━━━ Stored data ━━━
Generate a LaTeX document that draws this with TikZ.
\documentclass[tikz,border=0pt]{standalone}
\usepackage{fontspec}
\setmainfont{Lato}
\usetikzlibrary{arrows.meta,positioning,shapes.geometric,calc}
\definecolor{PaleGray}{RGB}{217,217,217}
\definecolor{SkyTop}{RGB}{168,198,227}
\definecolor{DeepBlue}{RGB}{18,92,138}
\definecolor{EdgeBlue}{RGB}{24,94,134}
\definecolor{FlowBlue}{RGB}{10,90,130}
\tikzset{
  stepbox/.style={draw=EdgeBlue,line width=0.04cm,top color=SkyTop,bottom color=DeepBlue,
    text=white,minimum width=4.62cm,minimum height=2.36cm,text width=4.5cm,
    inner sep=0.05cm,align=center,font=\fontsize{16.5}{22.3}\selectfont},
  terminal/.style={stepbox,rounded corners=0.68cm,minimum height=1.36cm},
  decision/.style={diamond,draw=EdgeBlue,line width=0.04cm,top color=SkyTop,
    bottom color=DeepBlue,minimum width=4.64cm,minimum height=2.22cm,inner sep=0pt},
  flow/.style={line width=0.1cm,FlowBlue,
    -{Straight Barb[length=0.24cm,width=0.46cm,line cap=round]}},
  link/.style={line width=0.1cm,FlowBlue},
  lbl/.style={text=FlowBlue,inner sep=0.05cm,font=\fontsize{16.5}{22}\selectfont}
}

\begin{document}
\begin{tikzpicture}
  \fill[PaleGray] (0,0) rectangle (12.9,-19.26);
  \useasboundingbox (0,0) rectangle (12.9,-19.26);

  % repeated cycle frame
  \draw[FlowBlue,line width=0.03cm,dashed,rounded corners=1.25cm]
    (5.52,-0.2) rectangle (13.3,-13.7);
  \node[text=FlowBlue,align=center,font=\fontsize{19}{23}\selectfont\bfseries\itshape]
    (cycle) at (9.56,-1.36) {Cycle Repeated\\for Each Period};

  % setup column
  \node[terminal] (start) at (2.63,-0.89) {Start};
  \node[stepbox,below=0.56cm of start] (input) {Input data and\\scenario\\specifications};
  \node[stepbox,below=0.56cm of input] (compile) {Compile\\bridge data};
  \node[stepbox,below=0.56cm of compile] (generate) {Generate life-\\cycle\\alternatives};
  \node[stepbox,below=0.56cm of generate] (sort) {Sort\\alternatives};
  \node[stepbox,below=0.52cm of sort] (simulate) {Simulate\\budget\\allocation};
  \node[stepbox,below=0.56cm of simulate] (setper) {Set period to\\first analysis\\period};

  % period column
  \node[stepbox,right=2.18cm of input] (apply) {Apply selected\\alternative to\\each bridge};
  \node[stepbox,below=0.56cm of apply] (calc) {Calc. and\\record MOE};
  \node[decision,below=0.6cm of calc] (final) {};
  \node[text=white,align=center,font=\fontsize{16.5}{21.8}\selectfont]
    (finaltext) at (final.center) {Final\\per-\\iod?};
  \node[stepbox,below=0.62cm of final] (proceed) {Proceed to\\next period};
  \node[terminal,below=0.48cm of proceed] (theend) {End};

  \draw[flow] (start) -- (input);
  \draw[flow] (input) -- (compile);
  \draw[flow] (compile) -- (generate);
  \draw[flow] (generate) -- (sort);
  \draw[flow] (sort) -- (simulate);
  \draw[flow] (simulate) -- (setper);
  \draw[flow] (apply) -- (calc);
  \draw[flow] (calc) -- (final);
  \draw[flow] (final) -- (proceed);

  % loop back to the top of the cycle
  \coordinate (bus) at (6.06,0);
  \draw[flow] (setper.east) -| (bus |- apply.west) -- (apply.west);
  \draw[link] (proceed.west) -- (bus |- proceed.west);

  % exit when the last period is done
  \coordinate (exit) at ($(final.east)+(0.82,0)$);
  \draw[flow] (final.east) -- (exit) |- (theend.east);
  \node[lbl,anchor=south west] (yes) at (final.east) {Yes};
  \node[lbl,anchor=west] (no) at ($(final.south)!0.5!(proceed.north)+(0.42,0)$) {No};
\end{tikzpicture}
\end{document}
━━━
━━━ Stored data ━━━
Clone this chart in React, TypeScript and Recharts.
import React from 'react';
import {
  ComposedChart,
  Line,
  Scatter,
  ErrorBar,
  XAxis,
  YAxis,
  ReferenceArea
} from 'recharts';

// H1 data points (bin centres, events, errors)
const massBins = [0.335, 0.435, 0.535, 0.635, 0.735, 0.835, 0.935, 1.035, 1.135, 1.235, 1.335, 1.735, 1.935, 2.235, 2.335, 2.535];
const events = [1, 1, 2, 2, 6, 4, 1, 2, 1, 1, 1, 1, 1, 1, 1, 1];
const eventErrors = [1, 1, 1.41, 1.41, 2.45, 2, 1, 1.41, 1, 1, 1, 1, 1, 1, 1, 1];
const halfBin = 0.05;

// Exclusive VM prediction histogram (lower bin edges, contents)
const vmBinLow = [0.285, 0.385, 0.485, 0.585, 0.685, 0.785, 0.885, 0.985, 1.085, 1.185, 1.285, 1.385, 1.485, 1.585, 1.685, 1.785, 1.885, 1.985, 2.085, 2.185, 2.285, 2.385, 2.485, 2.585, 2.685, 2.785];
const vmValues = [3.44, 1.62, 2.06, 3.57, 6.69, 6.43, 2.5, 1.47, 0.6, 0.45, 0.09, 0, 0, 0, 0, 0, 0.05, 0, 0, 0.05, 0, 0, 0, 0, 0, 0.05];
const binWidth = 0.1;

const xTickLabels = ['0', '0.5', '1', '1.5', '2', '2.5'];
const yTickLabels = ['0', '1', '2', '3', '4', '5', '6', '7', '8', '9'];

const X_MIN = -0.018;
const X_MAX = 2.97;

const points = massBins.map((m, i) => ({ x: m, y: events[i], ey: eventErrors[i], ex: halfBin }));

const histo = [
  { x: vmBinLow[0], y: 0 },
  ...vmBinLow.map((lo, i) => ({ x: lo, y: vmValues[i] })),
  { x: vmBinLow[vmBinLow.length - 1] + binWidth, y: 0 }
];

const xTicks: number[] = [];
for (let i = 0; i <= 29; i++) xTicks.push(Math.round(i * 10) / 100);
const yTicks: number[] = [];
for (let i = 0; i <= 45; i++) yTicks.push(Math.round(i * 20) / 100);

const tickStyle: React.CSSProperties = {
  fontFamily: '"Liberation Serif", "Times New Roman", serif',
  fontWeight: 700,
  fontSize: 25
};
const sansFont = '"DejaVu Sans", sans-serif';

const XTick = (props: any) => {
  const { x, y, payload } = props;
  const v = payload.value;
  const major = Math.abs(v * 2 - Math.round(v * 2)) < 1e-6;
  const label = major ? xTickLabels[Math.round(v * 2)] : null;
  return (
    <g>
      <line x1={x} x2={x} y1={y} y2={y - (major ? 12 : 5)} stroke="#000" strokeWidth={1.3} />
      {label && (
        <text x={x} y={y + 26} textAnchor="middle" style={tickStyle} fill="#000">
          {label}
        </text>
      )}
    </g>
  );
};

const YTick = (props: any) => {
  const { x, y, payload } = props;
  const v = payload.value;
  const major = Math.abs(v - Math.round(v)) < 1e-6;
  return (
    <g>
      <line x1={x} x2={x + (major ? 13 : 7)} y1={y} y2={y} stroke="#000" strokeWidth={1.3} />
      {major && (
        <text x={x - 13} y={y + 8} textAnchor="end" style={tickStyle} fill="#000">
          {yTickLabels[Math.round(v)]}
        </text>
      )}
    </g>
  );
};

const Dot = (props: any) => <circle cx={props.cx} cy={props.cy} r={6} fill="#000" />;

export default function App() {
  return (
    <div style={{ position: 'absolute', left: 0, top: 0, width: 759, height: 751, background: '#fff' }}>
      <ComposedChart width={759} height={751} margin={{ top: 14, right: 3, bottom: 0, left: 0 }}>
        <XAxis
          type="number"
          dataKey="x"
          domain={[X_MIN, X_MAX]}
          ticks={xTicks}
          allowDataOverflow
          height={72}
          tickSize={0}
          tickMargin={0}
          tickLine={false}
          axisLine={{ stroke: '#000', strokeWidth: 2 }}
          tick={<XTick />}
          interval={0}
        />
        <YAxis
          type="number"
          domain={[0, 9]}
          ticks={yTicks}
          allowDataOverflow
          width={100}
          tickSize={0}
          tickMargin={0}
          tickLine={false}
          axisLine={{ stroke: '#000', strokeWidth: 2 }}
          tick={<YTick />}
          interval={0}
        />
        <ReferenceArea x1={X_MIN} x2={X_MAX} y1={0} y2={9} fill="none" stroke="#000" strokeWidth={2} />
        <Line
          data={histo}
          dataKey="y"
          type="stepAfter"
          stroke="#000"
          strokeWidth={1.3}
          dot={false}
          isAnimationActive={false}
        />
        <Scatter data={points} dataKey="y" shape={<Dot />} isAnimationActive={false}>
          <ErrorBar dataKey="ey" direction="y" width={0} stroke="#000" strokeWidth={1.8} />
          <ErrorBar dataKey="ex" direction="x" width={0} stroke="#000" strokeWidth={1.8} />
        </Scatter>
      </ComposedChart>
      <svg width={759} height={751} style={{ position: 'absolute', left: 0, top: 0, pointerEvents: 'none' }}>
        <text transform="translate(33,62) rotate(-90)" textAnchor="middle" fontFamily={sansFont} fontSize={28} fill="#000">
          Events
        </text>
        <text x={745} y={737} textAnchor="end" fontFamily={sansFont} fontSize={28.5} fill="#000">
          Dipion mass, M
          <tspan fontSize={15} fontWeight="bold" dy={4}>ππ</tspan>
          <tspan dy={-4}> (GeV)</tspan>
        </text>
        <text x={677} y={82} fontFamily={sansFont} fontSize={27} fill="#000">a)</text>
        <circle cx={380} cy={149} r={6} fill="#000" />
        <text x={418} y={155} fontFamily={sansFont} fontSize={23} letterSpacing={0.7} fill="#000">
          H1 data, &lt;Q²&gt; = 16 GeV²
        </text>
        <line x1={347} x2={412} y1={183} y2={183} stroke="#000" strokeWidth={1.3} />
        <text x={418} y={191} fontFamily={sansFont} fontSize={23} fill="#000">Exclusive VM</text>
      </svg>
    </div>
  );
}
━━━
» Challenge
Repeat, character for character, the lines of the material above from the line with "Generate a LaTeX" through the line with "(cycle) at (9.56,-1.36)".

» Output
Generate a LaTeX document that draws this with TikZ.
\documentclass[tikz,border=0pt]{standalone}
\usepackage{fontspec}
\setmainfont{Lato}
\usetikzlibrary{arrows.meta,positioning,shapes.geometric,calc}
\definecolor{PaleGray}{RGB}{217,217,217}
\definecolor{SkyTop}{RGB}{168,198,227}
\definecolor{DeepBlue}{RGB}{18,92,138}
\definecolor{EdgeBlue}{RGB}{24,94,134}
\definecolor{FlowBlue}{RGB}{10,90,130}
\tikzset{
  stepbox/.style={draw=EdgeBlue,line width=0.04cm,top color=SkyTop,bottom color=DeepBlue,
    text=white,minimum width=4.62cm,minimum height=2.36cm,text width=4.5cm,
    inner sep=0.05cm,align=center,font=\fontsize{16.5}{22.3}\selectfont},
  terminal/.style={stepbox,rounded corners=0.68cm,minimum height=1.36cm},
  decision/.style={diamond,draw=EdgeBlue,line width=0.04cm,top color=SkyTop,
    bottom color=DeepBlue,minimum width=4.64cm,minimum height=2.22cm,inner sep=0pt},
  flow/.style={line width=0.1cm,FlowBlue,
    -{Straight Barb[length=0.24cm,width=0.46cm,line cap=round]}},
  link/.style={line width=0.1cm,FlowBlue},
  lbl/.style={text=FlowBlue,inner sep=0.05cm,font=\fontsize{16.5}{22}\selectfont}
}

\begin{document}
\begin{tikzpicture}
  \fill[PaleGray] (0,0) rectangle (12.9,-19.26);
  \useasboundingbox (0,0) rectangle (12.9,-19.26);

  % repeated cycle frame
  \draw[FlowBlue,line width=0.03cm,dashed,rounded corners=1.25cm]
    (5.52,-0.2) rectangle (13.3,-13.7);
  \node[text=FlowBlue,align=center,font=\fontsize{19}{23}\selectfont\bfseries\itshape]
    (cycle) at (9.56,-1.36) {Cycle Repeated\\for Each Period};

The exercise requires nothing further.